Allerdings klingt das alljährliche Transatlantic Business Barometer, dessen aktuelle Ausgabe am 16.März veröffentlicht wurde, weniger optimistisch. Laut dieser Umfrage der AmCham Germany unter US-Unternehmen in Deutschland verschlechtert sich die Standort-Bewertung 2023 das dritte Jahr in Folge.
Gaben in der Business Barometer-Umfrage im Vorjahr 59 Prozent der hier tätigen US-Unternehmen dem Standort ein "gut oder sehr gut", sind es 2023 nur noch 34 Prozent. Gelobt werden zwar die Qualität der Mitarbeiterinnen und Mitarbeiter (94 Prozent), der Zuliefernetzwerke (68 Prozent) und die Forschung und Entwicklung (68 Prozent). Dass der Standort Deutschland sich aber in den nächsten drei bis vier Jahren verbessern wird, erwarten lediglich 38 Prozent der US-Unternehmen, 2022 waren es noch 43 Prozent.
Hohe Energiepreise schrecken ab
Tatsache ist aber auch, dass viele der befragten US-Unternehmen in Deutschland 2022 einen Anstieg beim Umsatz (68 Prozent), bei den Beschäftigten (42 Prozent) sowie bei den Investitionen (42 Prozent) verbuchen konnten. Für das Jahr 2023 erwarten 53 Prozent der Befragten steigende Umsätze und ebenso viele geben an, sie ihre Aktivitäten in den kommenden drei bis vier Jahren ausbauen zu wollen.
In Deutschland sehen sie Nachteile bei den Kosten für Arbeit, bei der digitalen Infrastruktur und im Fachkräftemangel. Am stärksten aber kritisieren sie die auch im internationalen Vergleich hohen Energiepreise - auch schon vor Beginn des von Russland angezettelten Kriegs in der Ukraine. "Sie spielen eine wichtige Rolle bei Standortentscheidungen, gerade von energieintensiven Unternehmen", sagt AmCham-Präsidentin Menne. Der Standort müsse daher umso stärker mit anderen Fakten überzeugen und gerade bei Fachkräftesicherung, Bürokratieabbau und breiter Digitalisierung besser werden. "Das hilft nicht nur, um Investitionen aus den USA anzuziehen", glaubt Menne.

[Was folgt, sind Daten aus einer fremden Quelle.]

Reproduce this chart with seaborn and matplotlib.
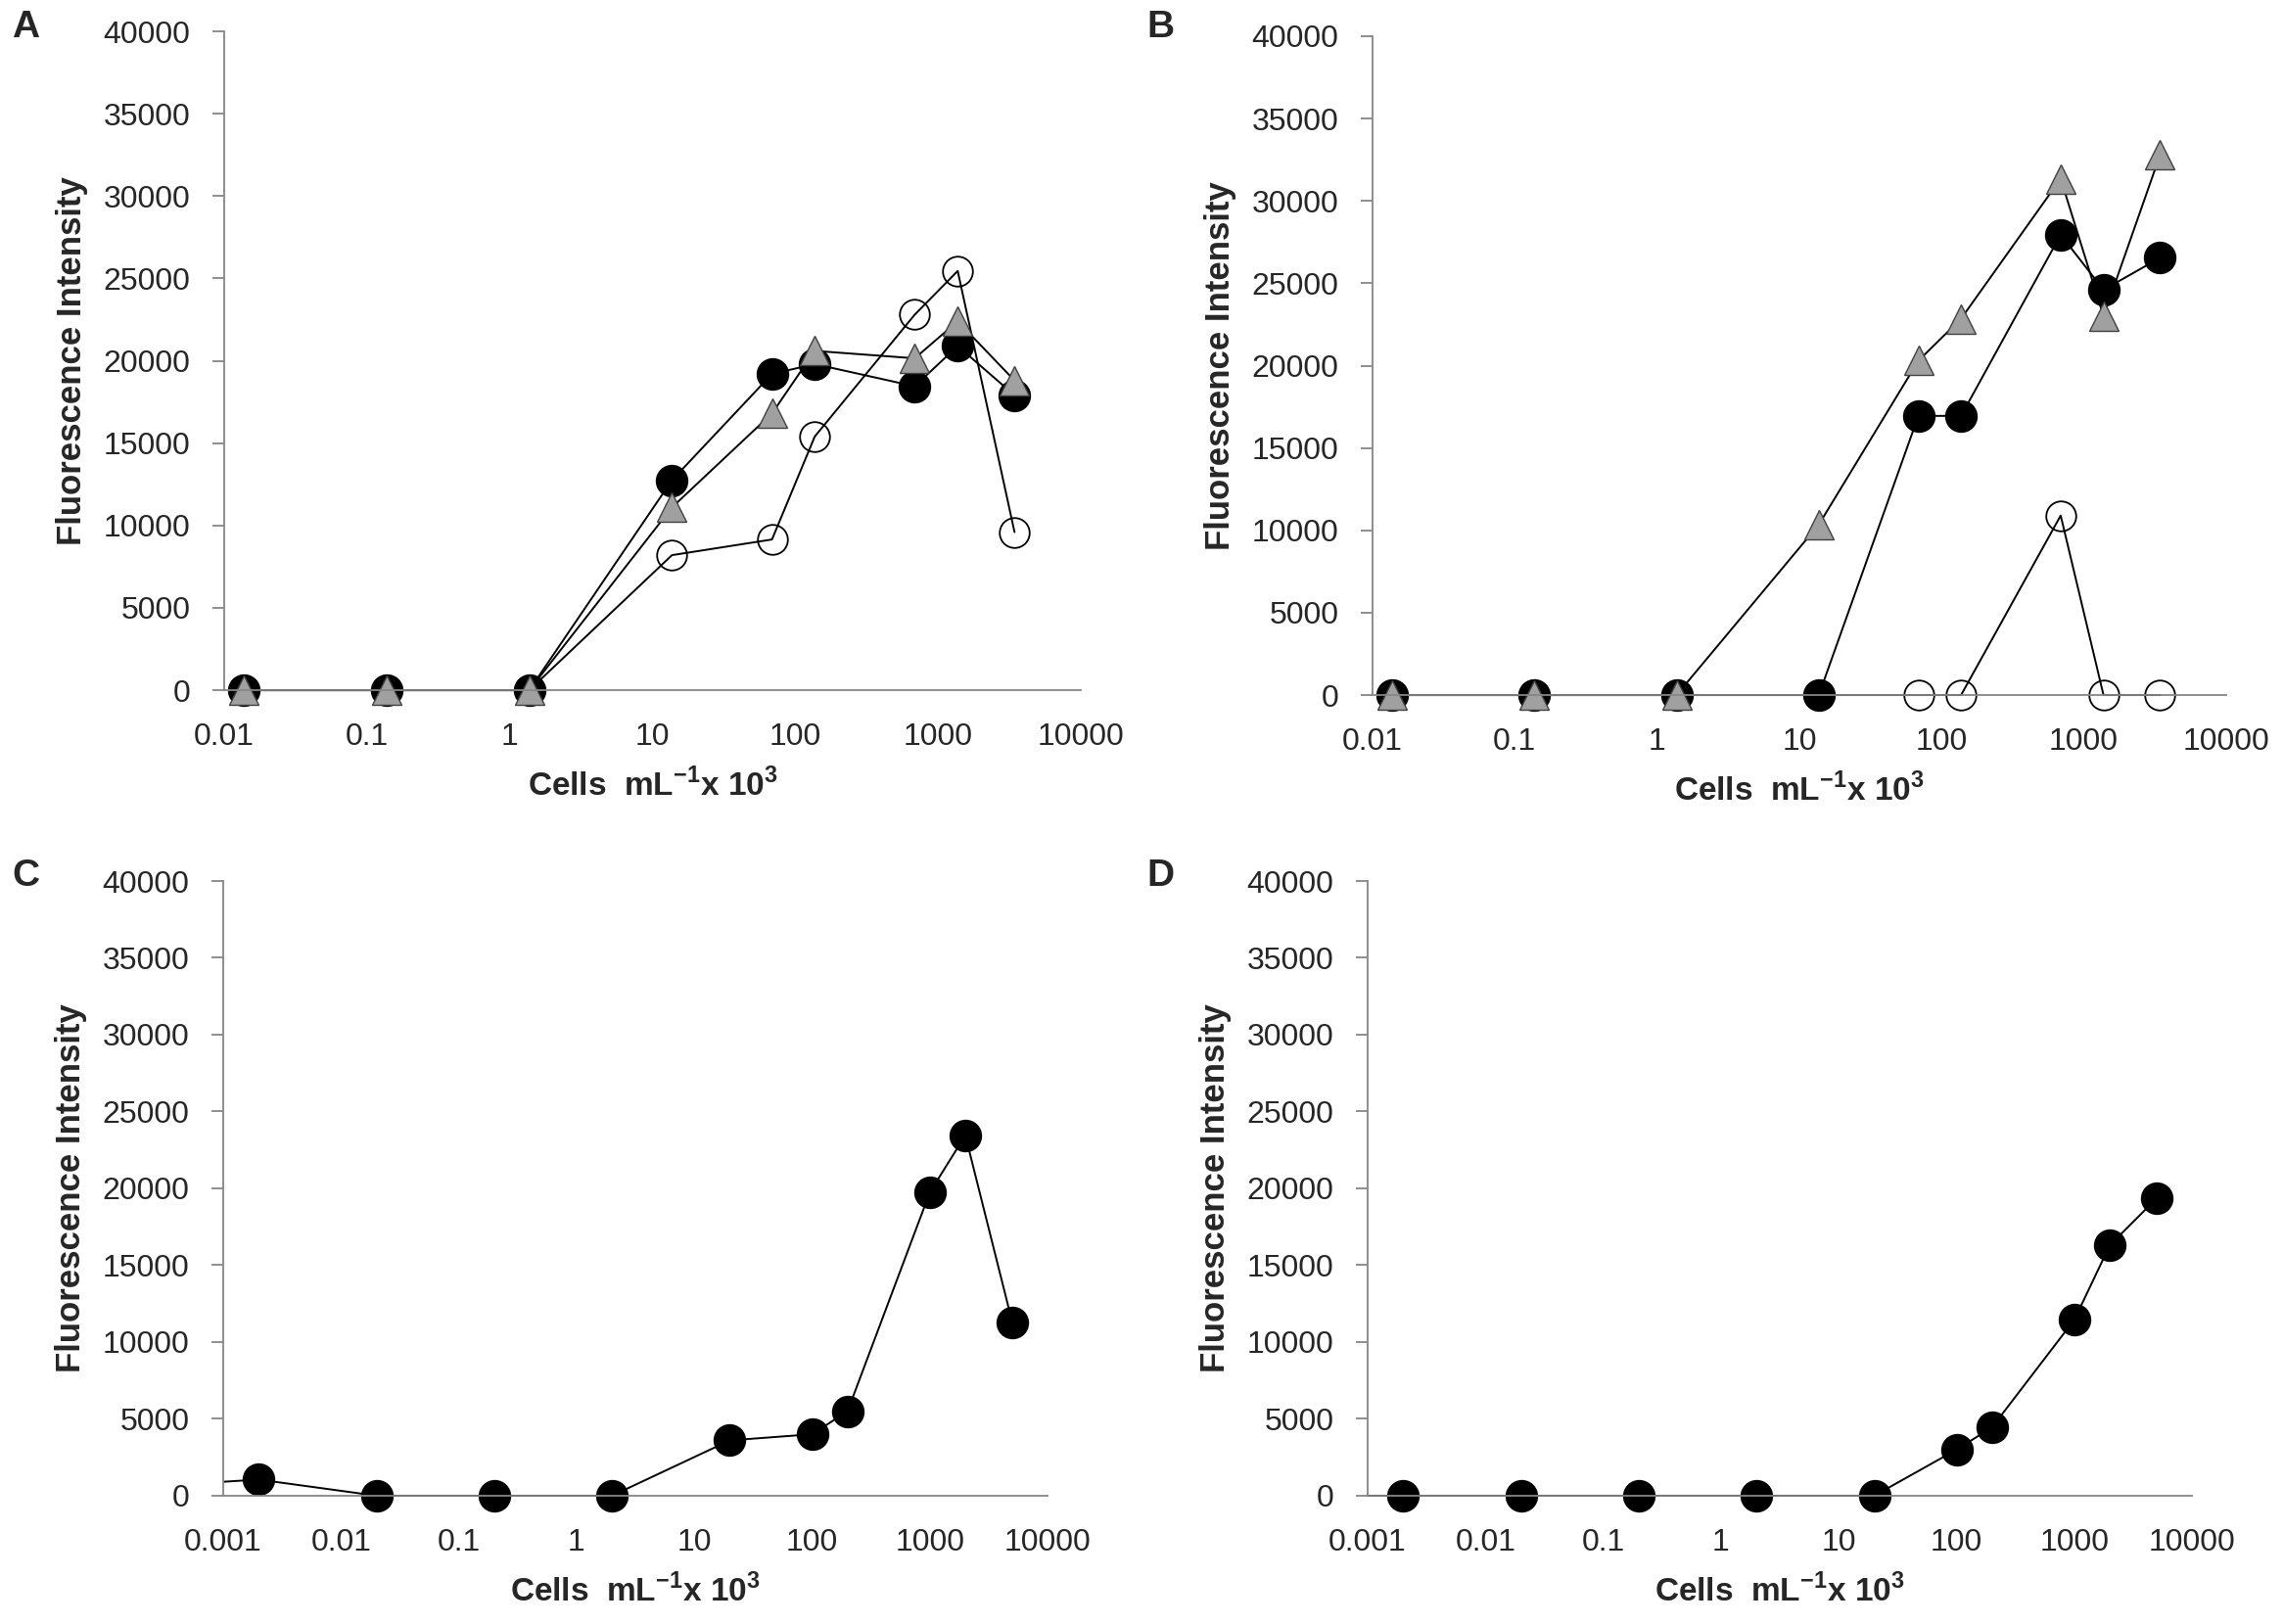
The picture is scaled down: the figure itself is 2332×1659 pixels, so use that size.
import matplotlib
matplotlib.use("Agg")
import matplotlib.pyplot as plt
import seaborn as sns
from matplotlib.transforms import Bbox, TransformedBbox

# panel A / B : three series on the same dilution series
ab_cells = [0.0137, 0.137, 1.37, 13.7, 68.7, 137, 687, 1374, 3435]
a_filled = [0, 0, 0, 12750, 19200, 19800, 18450, 20900, 17900]
a_triangle = [0, 0, 0, 11100, 16800, 20600, 20150, 22400, 18800]
a_open = [0, 0, 0, 8200, 9150, 15400, 22800, 25450, 9600]

b_filled = [0, 0, 0, 0, 16950, 16950, 27950, 24600, 26550]
b_triangle = [0, 0, 0, 10350, 20300, 22850, 31350, 23000, 32800]
b_open = [0, 0, 0, 0, 0, 0, 10900, 0, 0]

# panel C / D : single series
cd_cells = [0.0002, 0.002, 0.02, 0.2, 2, 20, 100, 200, 1000, 2000, 5000]
c_filled = [580, 1050, 0, 0, 0, 3600, 4000, 5500, 19750, 23450, 11300]
d_filled = [0, 0, 0, 0, 0, 0, 3000, 4450, 11450, 16300, 19350]

y_ticks = [0, 5000, 10000, 15000, 20000, 25000, 30000, 35000, 40000]
ab_xticks = [0.01, 0.1, 1, 10, 100, 1000, 10000]
ab_xlabels = ["0.01", "0.1", "1", "10", "100", "1000", "10000"]
cd_xticks = [0.001, 0.01, 0.1, 1, 10, 100, 1000, 10000]
cd_xlabels = ["0.001", "0.01", "0.1", "1", "10", "100", "1000", "10000"]

sns.set_style("white")
plt.rcParams['font.family'] = ['Liberation Sans', 'DejaVu Sans']
plt.rcParams['mathtext.fontset'] = 'custom'
plt.rcParams['mathtext.rm'] = 'Liberation Sans'
plt.rcParams['mathtext.bf'] = 'Liberation Sans:bold'

AXIS_GREY = '#868686'
TRI_GREY = '#a0a0a0'
FS = 23

fig = plt.figure(figsize=(23.32, 16.59), dpi=100)
ax_a = fig.add_axes([0.0982, 0.5750, 0.3752, 0.4057])
ax_b = fig.add_axes([0.6012, 0.5720, 0.3739, 0.4057])
ax_c = fig.add_axes([0.0978, 0.0790, 0.3611, 0.3785])
ax_d = fig.add_axes([0.5991, 0.0790, 0.3611, 0.3785])


def draw(ax, x, y, kind):
    if kind == 'open':
        style = dict(marker='o', markersize=22, markerfacecolor='none',
                     markeredgecolor='black', markeredgewidth=1.3)
    elif kind == 'tri':
        style = dict(marker='^', markersize=22, markerfacecolor=TRI_GREY,
                     markeredgecolor='#404040', markeredgewidth=1.0)
    else:
        style = dict(marker='o', markersize=23, markerfacecolor='black',
                     markeredgecolor='black', markeredgewidth=1.0)
    sns.lineplot(x=x, y=y, ax=ax, color='black', linewidth=1.4,
                 estimator=None, sort=False, **style)


def style_axis(ax, xlim, xticks, xlabels):
    ax.set_xscale('log')
    ax.set_xlim(*xlim)
    ax.set_ylim(0, 40000)
    ax.set_yticks(y_ticks)
    ax.set_yticklabels([str(t) for t in y_ticks])
    ax.set_xticks(xticks)
    ax.set_xticklabels(xlabels)
    ax.xaxis.set_minor_locator(matplotlib.ticker.NullLocator())
    for s in ['top', 'right']:
        ax.spines[s].set_visible(False)
    for s in ['left', 'bottom']:
        ax.spines[s].set_color(AXIS_GREY)
        ax.spines[s].set_linewidth(1.3)
    ax.tick_params(axis='y', direction='out', length=9, width=1.3,
                   color=AXIS_GREY, pad=16, labelsize=FS, left=True)
    ax.tick_params(axis='x', length=0, pad=24, labelsize=FS)
    ax.set_ylabel("Fluorescence Intensity", fontsize=25, fontweight='bold',
                  labelpad=11)
    ax.set_xlabel(r"Cells  mL$^{\mathbf{-1}}$x 10$^{\mathbf{3}}$",
                  fontsize=24, fontweight='bold', labelpad=12)
    # markers sitting on y=0 stay whole, but lines are still cut at the x limits
    clip = TransformedBbox(Bbox([[0, -0.2], [1, 1.05]]), ax.transAxes)
    for line in ax.get_lines():
        line.set_clip_box(clip)
    if ax.get_legend():
        ax.get_legend().remove()


draw(ax_a, ab_cells, a_open, 'open')
draw(ax_a, ab_cells, a_filled, 'filled')
draw(ax_a, ab_cells, a_triangle, 'tri')
style_axis(ax_a, (0.01, 10000), ab_xticks, ab_xlabels)

draw(ax_b, ab_cells, b_open, 'open')
draw(ax_b, ab_cells, b_filled, 'filled')
draw(ax_b, ab_cells, b_triangle, 'tri')
style_axis(ax_b, (0.01, 10000), ab_xticks, ab_xlabels)

draw(ax_c, cd_cells, c_filled, 'filled')
style_axis(ax_c, (0.001, 10000), cd_xticks, cd_xlabels)

draw(ax_d, cd_cells, d_filled, 'filled')
style_axis(ax_d, (0.001, 10000), cd_xticks, cd_xlabels)

for letter, (px, py) in zip("ABCD", [(26, 28), (1185, 28), (26, 895), (1185, 895)]):
    fig.text(px / 2332, 1 - py / 1659, letter, fontsize=28, fontweight='bold',
             ha='center', va='center')

fig.savefig("out.png", dpi=100)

IfW-Ökonom Dohse verweist in diesem Zusammenhang auf eine Entscheidung von Apple: Der US-Technologieriese will demnächst sein Chip-Design-Zentrum in München mit einer weiteren Milliarde Euro ausbauen. "Wenn Deutschland klug in Forschung, Bildung und Infrastruktur investiert, statt Steuergelder für Subventionen zu verschwenden", so Dohse, "wird der Standort auch in Zukunft für ausländische Investoren attraktiv sein".